Without the pictures, repeat the listing character for character.

-- Start of Recorded information --

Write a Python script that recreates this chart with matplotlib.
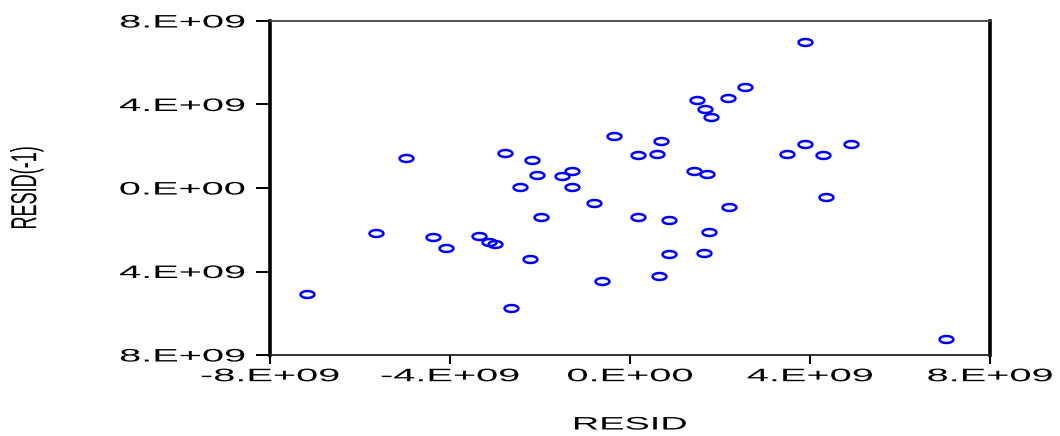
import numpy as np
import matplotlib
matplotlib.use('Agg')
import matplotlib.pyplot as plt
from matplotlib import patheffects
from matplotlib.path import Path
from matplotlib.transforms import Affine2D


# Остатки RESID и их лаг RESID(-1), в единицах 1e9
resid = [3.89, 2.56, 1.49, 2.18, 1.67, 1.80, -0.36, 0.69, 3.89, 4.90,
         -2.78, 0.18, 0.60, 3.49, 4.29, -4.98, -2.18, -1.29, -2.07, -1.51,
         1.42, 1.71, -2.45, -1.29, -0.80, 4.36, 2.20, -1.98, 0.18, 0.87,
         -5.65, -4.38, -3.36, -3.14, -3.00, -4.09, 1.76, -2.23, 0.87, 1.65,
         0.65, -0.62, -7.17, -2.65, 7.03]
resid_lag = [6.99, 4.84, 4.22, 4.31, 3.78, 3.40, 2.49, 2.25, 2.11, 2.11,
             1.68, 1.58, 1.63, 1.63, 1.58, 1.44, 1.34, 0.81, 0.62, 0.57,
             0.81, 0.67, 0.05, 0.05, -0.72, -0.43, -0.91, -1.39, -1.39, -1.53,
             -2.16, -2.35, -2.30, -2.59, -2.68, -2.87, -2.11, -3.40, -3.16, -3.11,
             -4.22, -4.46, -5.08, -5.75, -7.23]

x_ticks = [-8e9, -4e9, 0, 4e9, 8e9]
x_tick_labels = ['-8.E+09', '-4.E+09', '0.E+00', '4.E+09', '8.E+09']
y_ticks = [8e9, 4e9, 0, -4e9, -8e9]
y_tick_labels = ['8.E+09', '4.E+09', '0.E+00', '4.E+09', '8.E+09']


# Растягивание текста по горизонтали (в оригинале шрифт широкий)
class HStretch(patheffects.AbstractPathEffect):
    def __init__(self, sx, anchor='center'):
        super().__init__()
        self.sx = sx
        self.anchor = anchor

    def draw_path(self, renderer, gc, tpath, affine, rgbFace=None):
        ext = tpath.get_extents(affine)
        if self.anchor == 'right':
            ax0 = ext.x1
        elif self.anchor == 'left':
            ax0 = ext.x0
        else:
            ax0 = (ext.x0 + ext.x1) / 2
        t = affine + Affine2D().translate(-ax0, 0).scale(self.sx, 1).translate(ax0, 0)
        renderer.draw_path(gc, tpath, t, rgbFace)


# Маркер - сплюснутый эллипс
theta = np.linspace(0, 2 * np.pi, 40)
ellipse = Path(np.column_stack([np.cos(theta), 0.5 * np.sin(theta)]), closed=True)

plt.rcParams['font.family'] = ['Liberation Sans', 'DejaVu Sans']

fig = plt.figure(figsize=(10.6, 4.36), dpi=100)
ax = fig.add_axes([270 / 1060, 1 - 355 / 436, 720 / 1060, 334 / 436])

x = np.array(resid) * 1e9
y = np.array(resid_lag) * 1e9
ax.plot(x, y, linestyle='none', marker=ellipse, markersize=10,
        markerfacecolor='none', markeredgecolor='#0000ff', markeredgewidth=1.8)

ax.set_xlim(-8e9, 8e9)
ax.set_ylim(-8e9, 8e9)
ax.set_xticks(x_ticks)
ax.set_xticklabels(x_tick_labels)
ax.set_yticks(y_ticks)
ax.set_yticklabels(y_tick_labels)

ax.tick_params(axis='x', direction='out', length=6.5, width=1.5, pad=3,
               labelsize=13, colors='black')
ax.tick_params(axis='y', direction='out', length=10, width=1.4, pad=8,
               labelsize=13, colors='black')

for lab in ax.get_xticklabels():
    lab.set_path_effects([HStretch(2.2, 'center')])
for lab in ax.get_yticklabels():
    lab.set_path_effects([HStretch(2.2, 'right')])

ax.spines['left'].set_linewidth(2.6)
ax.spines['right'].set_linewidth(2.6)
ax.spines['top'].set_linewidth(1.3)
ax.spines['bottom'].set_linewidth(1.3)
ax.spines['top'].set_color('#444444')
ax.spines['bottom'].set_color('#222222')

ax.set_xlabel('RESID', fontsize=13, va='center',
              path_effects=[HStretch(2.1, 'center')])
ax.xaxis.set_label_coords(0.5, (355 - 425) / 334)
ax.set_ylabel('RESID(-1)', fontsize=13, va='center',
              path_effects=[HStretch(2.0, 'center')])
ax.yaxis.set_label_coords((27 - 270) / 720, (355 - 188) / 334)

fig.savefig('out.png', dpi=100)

-- End of Recorded information --

* Answer:
Write a Python script that recreates this chart with matplotlib.
import numpy as np
import matplotlib
matplotlib.use('Agg')
import matplotlib.pyplot as plt
from matplotlib import patheffects
from matplotlib.path import Path
from matplotlib.transforms import Affine2D


# Остатки RESID и их лаг RESID(-1), в единицах 1e9
resid = [3.89, 2.56, 1.49, 2.18, 1.67, 1.80, -0.36, 0.69, 3.89, 4.90,
         -2.78, 0.18, 0.60, 3.49, 4.29, -4.98, -2.18, -1.29, -2.07, -1.51,
         1.42, 1.71, -2.45, -1.29, -0.80, 4.36, 2.20, -1.98, 0.18, 0.87,
         -5.65, -4.38, -3.36, -3.14, -3.00, -4.09, 1.76, -2.23, 0.87, 1.65,
         0.65, -0.62, -7.17, -2.65, 7.03]
resid_lag = [6.99, 4.84, 4.22, 4.31, 3.78, 3.40, 2.49, 2.25, 2.11, 2.11,
             1.68, 1.58, 1.63, 1.63, 1.58, 1.44, 1.34, 0.81, 0.62, 0.57,
             0.81, 0.67, 0.05, 0.05, -0.72, -0.43, -0.91, -1.39, -1.39, -1.53,
             -2.16, -2.35, -2.30, -2.59, -2.68, -2.87, -2.11, -3.40, -3.16, -3.11,
             -4.22, -4.46, -5.08, -5.75, -7.23]

x_ticks = [-8e9, -4e9, 0, 4e9, 8e9]
x_tick_labels = ['-8.E+09', '-4.E+09', '0.E+00', '4.E+09', '8.E+09']
y_ticks = [8e9, 4e9, 0, -4e9, -8e9]
y_tick_labels = ['8.E+09', '4.E+09', '0.E+00', '4.E+09', '8.E+09']


# Растягивание текста по горизонтали (в оригинале шрифт широкий)
class HStretch(patheffects.AbstractPathEffect):
    def __init__(self, sx, anchor='center'):
        super().__init__()
        self.sx = sx
        self.anchor = anchor

    def draw_path(self, renderer, gc, tpath, affine, rgbFace=None):
        ext = tpath.get_extents(affine)
        if self.anchor == 'right':
            ax0 = ext.x1
        elif self.anchor == 'left':
            ax0 = ext.x0
        else:
            ax0 = (ext.x0 + ext.x1) / 2
        t = affine + Affine2D().translate(-ax0, 0).scale(self.sx, 1).translate(ax0, 0)
        renderer.draw_path(gc, tpath, t, rgbFace)


# Маркер - сплюснутый эллипс
theta = np.linspace(0, 2 * np.pi, 40)
ellipse = Path(np.column_stack([np.cos(theta), 0.5 * np.sin(theta)]), closed=True)

plt.rcParams['font.family'] = ['Liberation Sans', 'DejaVu Sans']

fig = plt.figure(figsize=(10.6, 4.36), dpi=100)
ax = fig.add_axes([270 / 1060, 1 - 355 / 436, 720 / 1060, 334 / 436])

x = np.array(resid) * 1e9
y = np.array(resid_lag) * 1e9
ax.plot(x, y, linestyle='none', marker=ellipse, markersize=10,
        markerfacecolor='none', markeredgecolor='#0000ff', markeredgewidth=1.8)

ax.set_xlim(-8e9, 8e9)
ax.set_ylim(-8e9, 8e9)
ax.set_xticks(x_ticks)
ax.set_xticklabels(x_tick_labels)
ax.set_yticks(y_ticks)
ax.set_yticklabels(y_tick_labels)

ax.tick_params(axis='x', direction='out', length=6.5, width=1.5, pad=3,
               labelsize=13, colors='black')
ax.tick_params(axis='y', direction='out', length=10, width=1.4, pad=8,
               labelsize=13, colors='black')

for lab in ax.get_xticklabels():
    lab.set_path_effects([HStretch(2.2, 'center')])
for lab in ax.get_yticklabels():
    lab.set_path_effects([HStretch(2.2, 'right')])

ax.spines['left'].set_linewidth(2.6)
ax.spines['right'].set_linewidth(2.6)
ax.spines['top'].set_linewidth(1.3)
ax.spines['bottom'].set_linewidth(1.3)
ax.spines['top'].set_color('#444444')
ax.spines['bottom'].set_color('#222222')

ax.set_xlabel('RESID', fontsize=13, va='center',
              path_effects=[HStretch(2.1, 'center')])
ax.xaxis.set_label_coords(0.5, (355 - 425) / 334)
ax.set_ylabel('RESID(-1)', fontsize=13, va='center',
              path_effects=[HStretch(2.0, 'center')])
ax.yaxis.set_label_coords((27 - 270) / 720, (355 - 188) / 334)

fig.savefig('out.png', dpi=100)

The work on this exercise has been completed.